Gullu passed away three days back, on March 15. He had been sick for the past two years, but even in his last moments, just like his life and illness, he rode it with grace and peace. He was buried under the pomegranate tree in our garden, and it shall bear fruit in the summer. He was buried there with his chew sticks and toys and a banana bread that amma had made for him a day earlier.
Those who know us
will remember him for being all important to us, for being more important than
any of us. Those who love dogs and have had dogs will know why it was so.
And we? Well, we shall miss the fellow. The baby. The idiot.
We shall miss that face near the drawing room window, a face that would furiously
stare back at us from amid the curtains as we came back from the market.
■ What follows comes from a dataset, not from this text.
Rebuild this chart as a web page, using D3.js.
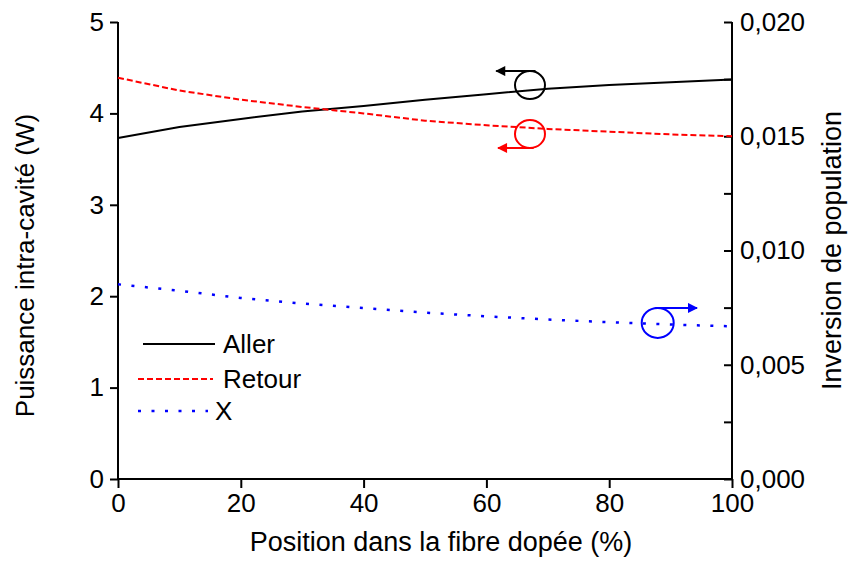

Furious, for in fourteen years, he could never really believe or accept that we
could leave him alone even for fifteen minutes or an hour. We shall miss that
body that heaved with love and anger and temper and fire and that would collide
against us the moment we opened that house door.
We shall miss our playful fights, about whom he loved the
most. We shall miss laughing at his embarrassed face when we caught him
stealing food. We shall miss that happy, now-i-am-ready-to-sleep feeling in the
night when he would eventually stop moving and settle at our feet. Eventually,
he would make his way into the blanket and would settle his smelly fat self
right on our stomachs. We shall miss that
feeling of content when he did so. We shall miss hugging him close.
We shall miss the sound of your feet pitter pattering
everywhere, Gullu. The house smells of
you, you smelly mutt, and there shall never be a corner that doesn’t breathe of
you. To put it most honestly, we shall miss you.
Gullu, you taught us love. For the entire fourteen years,
every day, every moment, we remained
as fascinated by you as when you first
came into the house, and we could never ever stop exclaiming, cooing,
wondering, laughing about your antics, your behavior, your mere presence. Even
on your last day, you were a baby to us, and you shall always remain so.
It will be futile and never ending if I have to talk of all your stories. And it shall pull at more strings in my heart than I wish.
It will be futile and never ending if I have to talk of all your stories. And it shall pull at more strings in my heart than I wish.
So let us not be sad or whine. And instead try to celebrate
the life of a dog that will go down unceremoniously in history as the only mutt
in the world that was scratched and embarrassed by a kitten one third his size.
Till we meet again bro, here’s a toast to you – ‘May you
always chase cats and kittens and when you corner them, may you hold back, for
it is better to be made fun of later than to hurt a creature’.
Attaboy, Gullu, you really did live upto the name we kept for you. Homer would be proud of you.